There’s no better way to minimize your dependence on central heating this winter than by taking advantage of your home’s fireplace. Assuming you have dry firewood, you can build fires to radiate heat throughout your home.
But you can’t use just any wood lying around your landscape. Before using it in your fireplace, you need to “season” it.
What Is Seasoning?
When used in the context of firewood, the term “seasoning” refers to the act of drying firewood so that it burns more efficiently.
When a tree is still growing, it contains a lot of moisture. Even after being cut down, it will retain most of its moisture.
Seasoning is designed to lower the moisture content of wood, resulting in better firewood.
Step #1) Split Your Firewood
The first step to seasoning your firewood is to split it into several pieces.
You shouldn’t attempt to season whole pieces of firewood. Unless a piece of firewood is split, it will be covered in bark. All this bark insulates the wood, preventing water from evaporating out of its core.
By splitting your firewood into several smaller pieces, water will evaporate out of it more quickly.

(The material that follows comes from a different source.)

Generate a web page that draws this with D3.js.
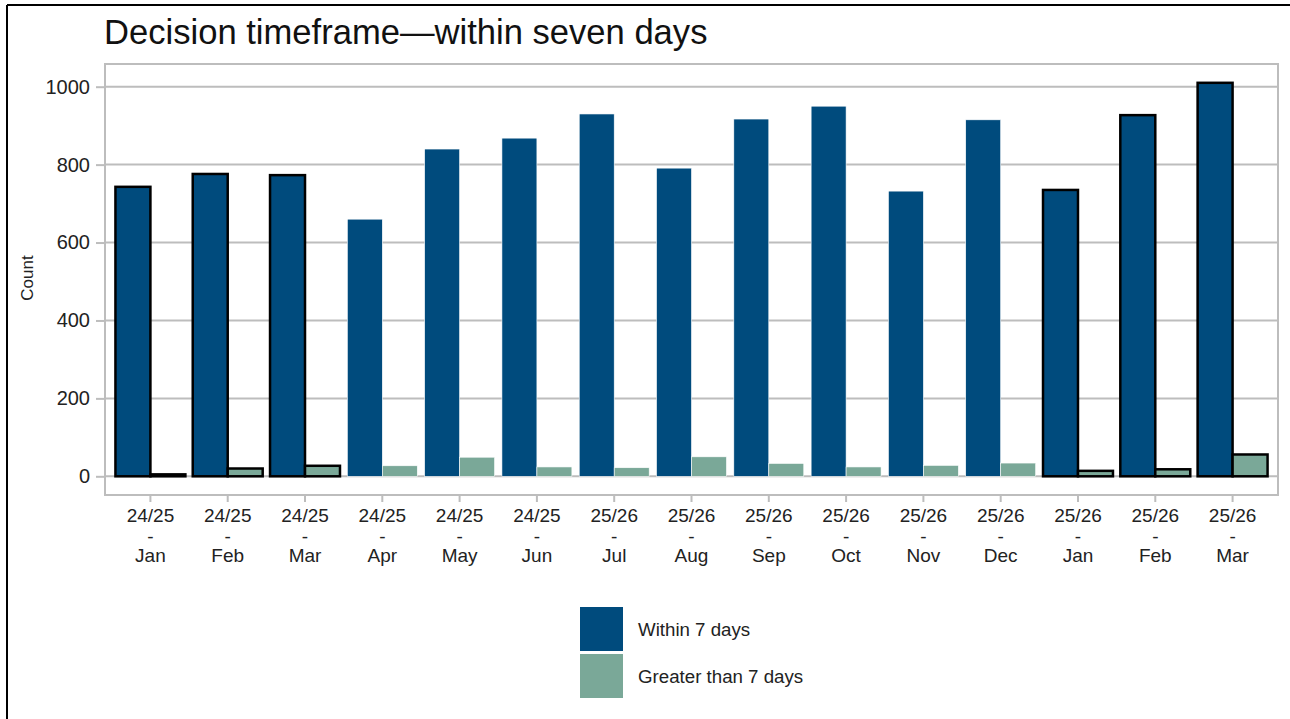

Step #2) Arrange in Stacks Outside
After splitting your firewood, you should arrange it in one or more stacks in an appropriate area outside your home.
Keep in mind, you must choose an outdoor area where your firewood isn’t exposed to moisture. Otherwise, it won’t season properly, regardless of how long it’s left outside.
There are two things, specifically, to consider when choosing an outdoor area in which to season your firewood.
If it’s uncovered – meaning there’s nothing over your firewood – rain will inevitably reach your firewood. Additionally, if you store your firewood on the soil, it will soak up moisture from the ground, not to mention creating an ideal environment for wood boring insects to proliferate.
Step #3) Wait and Check Periodically
You can’t expect your firewood to season overnight. Depending on the type of firewood, as well as other factors, it usually takes a minimum of six months to fully season firewood.
During this time, it’s a good idea to check your firewood on a regular basis to ensure that it’s not wet or damp. If you discover that your firewood is wet, you may need to move to a different, drier area.
After allowing your firewood to dry for at least six months, you can then use it to build fires in your fireplace, fire pit or elsewhere.